In Florida, DeSantis pushed the legislature to limit ballot collection by non-family members. But he said at the Las Vegas-based RJC meeting that Republicans should try to benefit from election laws in other states.
"Whatever the rules are, take advantage of it," he said.
Tested v. untested
DeSantis won a historic, 19-point victory in Florida on Election Day, all without Trump's help. It was the one "red wave" Republicans got out of the 2022 midterms.
But whether DeSantis can replicate that success nationally is still an open question, political insiders say.
Carroll said that DeSantis' Democratic challenger, Charlie Crist, wasn't particularly standout during his time in Congress. He also had been "all over the map" and "was not well trusted" because he used to be a Republican governor, and then an Independent, before settling on the left, she said.
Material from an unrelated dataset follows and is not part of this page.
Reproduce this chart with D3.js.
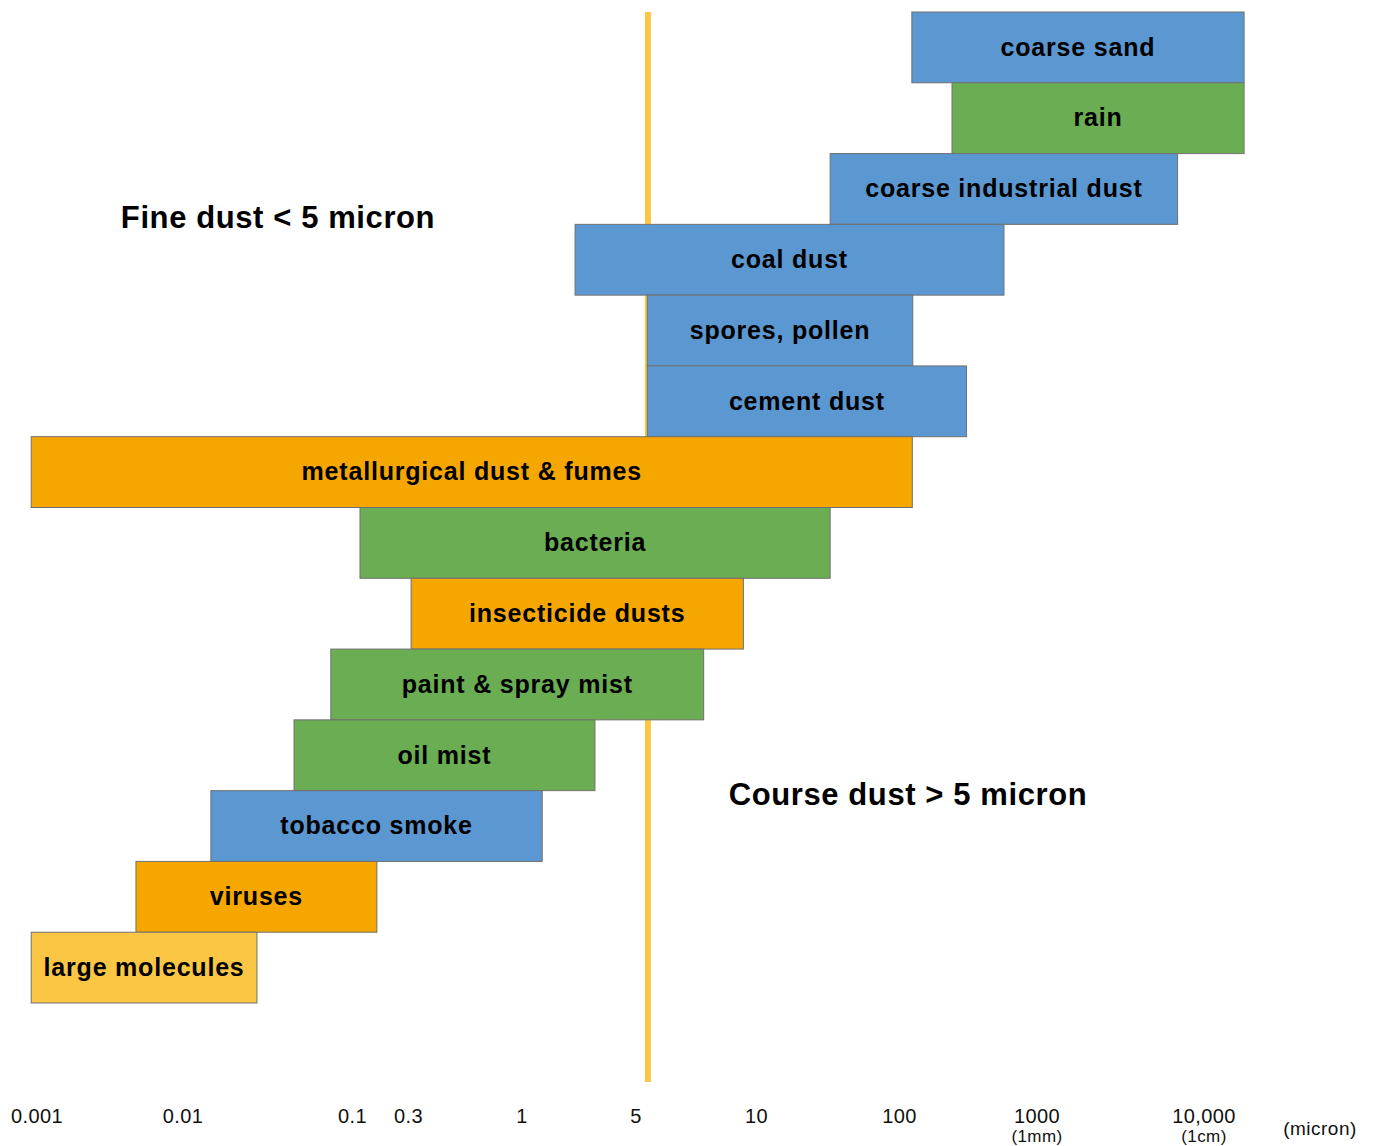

"If DeSantis had run against a candidate that was likable, recognizable, or was more credible, it may have been a different turnout — it could have been the same, but we really have to put it in context in terms of who was running against whom," she said.
Crist, the Florida Democratic Party, and national Democratic political arms also didn't put up much of a fight, Bruesewitz said.
"Ron has never been tested," he said.
Should DeSantis enter the 2024 contest, other GOP candidates are more likely to pile onto him as the runner up so they can try to get head-to-head with first-place Trump. What will it look like when millions of opposition research and ads go into attacking the Florida governor?
As for Trump, it's widely accepted that his MAGA base isn't going anywhere. Trump invokes a "deep-rooted personal connection," Nunberg said. "It's something you rarely see." They've followed him through numerous personal, legal, and political scandals, and perhaps even a pending indictment.
"He has a base that's unquestioned, that has stuck with him through thick and thin for the past six years," Ballard said.
While a few news outlets have described Trump as "diminished," Ramer from the Republican Accountability Project said it was still possible for the former president to get stronger ahead of the 2024 election. He noticed in focus groups that Republicans were souring a bit on Trump during the Select Committee's hearings about January 6, because it reminded them of all the baggage that came with his presidency. But after the FBI raided Mar-a-Lago, there was a "rally-around-Trump" effect.
Whether it be DeSantis or anyone else, the ex-president is unmatched in getting away with scandals that would torpedo most people's political careers.
"He was a one-of-a-kind politician in our generation," Anuzis said.